# Fish Trap mods



## Buckeye Mike (Jan 4, 2007)

Would like to share a couple of mods that i have done to my 1 man Fish Trap.
For the sled, the first thing that i done was to take the bench seat out. As for the tote seat, tote size is 20'' L x 15'' W x 11'' H. Attached the poly seat with 2 pieces of board, to the lid with screws. The divider is just some scrap plywood. Added a piece of board with slots cut, for some thin plastic dividers,that i had for tackle box storage. Done

For the rod holders, they are just PVC, 2 on the right are made from scrap that i had, pvc is 1 1/4''. 2 on the left are 1'' thin wall pvc. Cut a slot in the pvc, so the rod can slide all the way in, and are protected. Then just mounted the tubes to some wood strips with plastic sip ties, drilled a hole at the top of the strip, to mount to the rail of the trap, and attached those with sip ties.

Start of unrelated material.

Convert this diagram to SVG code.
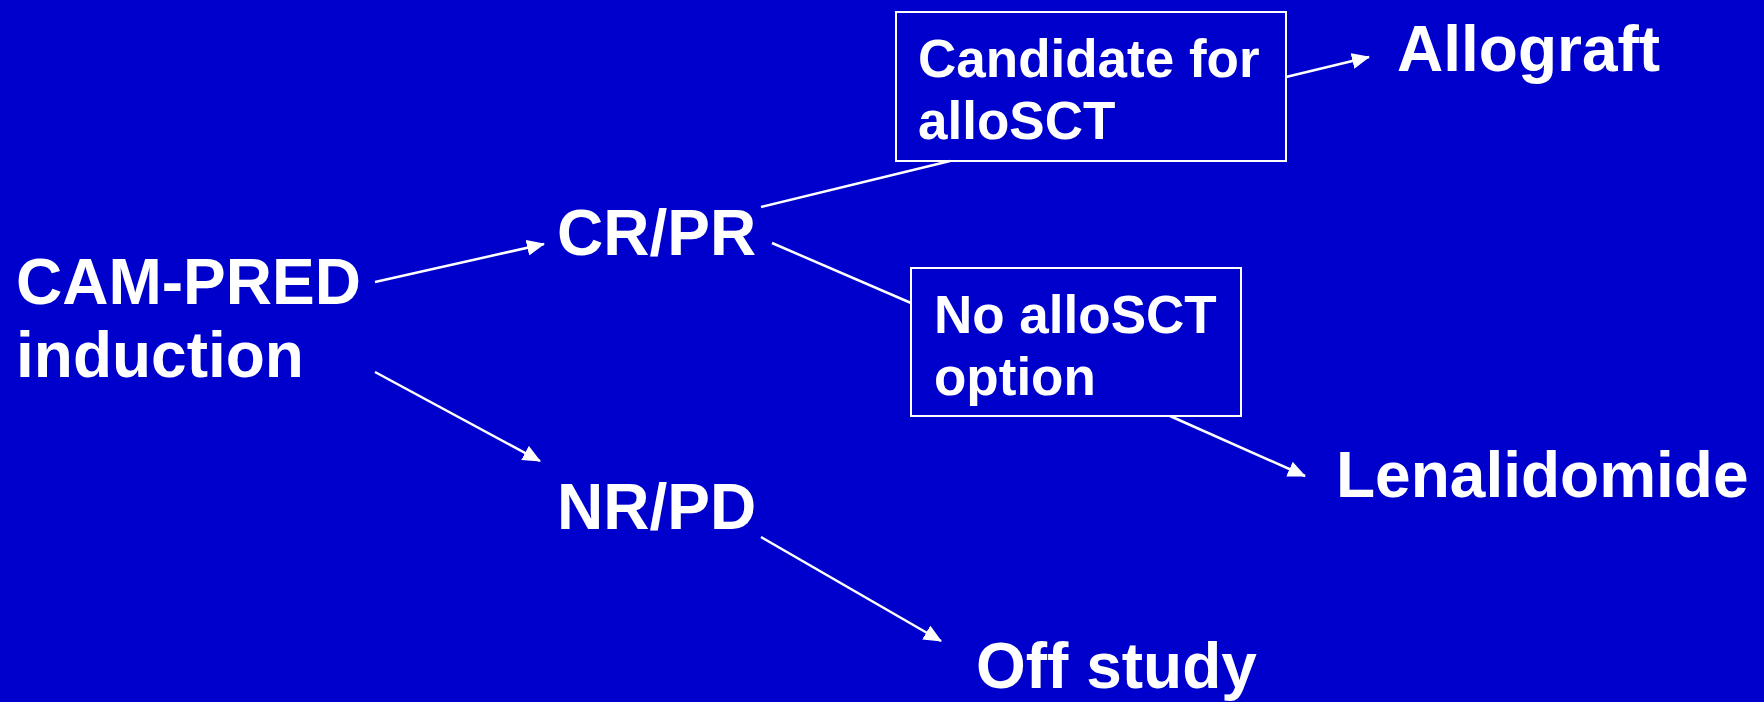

Well thats it, your comments are welcome.


----------



## Buckeye Mike (Jan 4, 2007)




----------



## hardwaterfan (Apr 6, 2004)

i like it. youre lucky to have that rail, nice storage set up. my pro doesnt have a rail like that. looks like you could just turn the rods around and fish out of those storage tubes. nice. maybe drop the back ends down a couple inches.


----------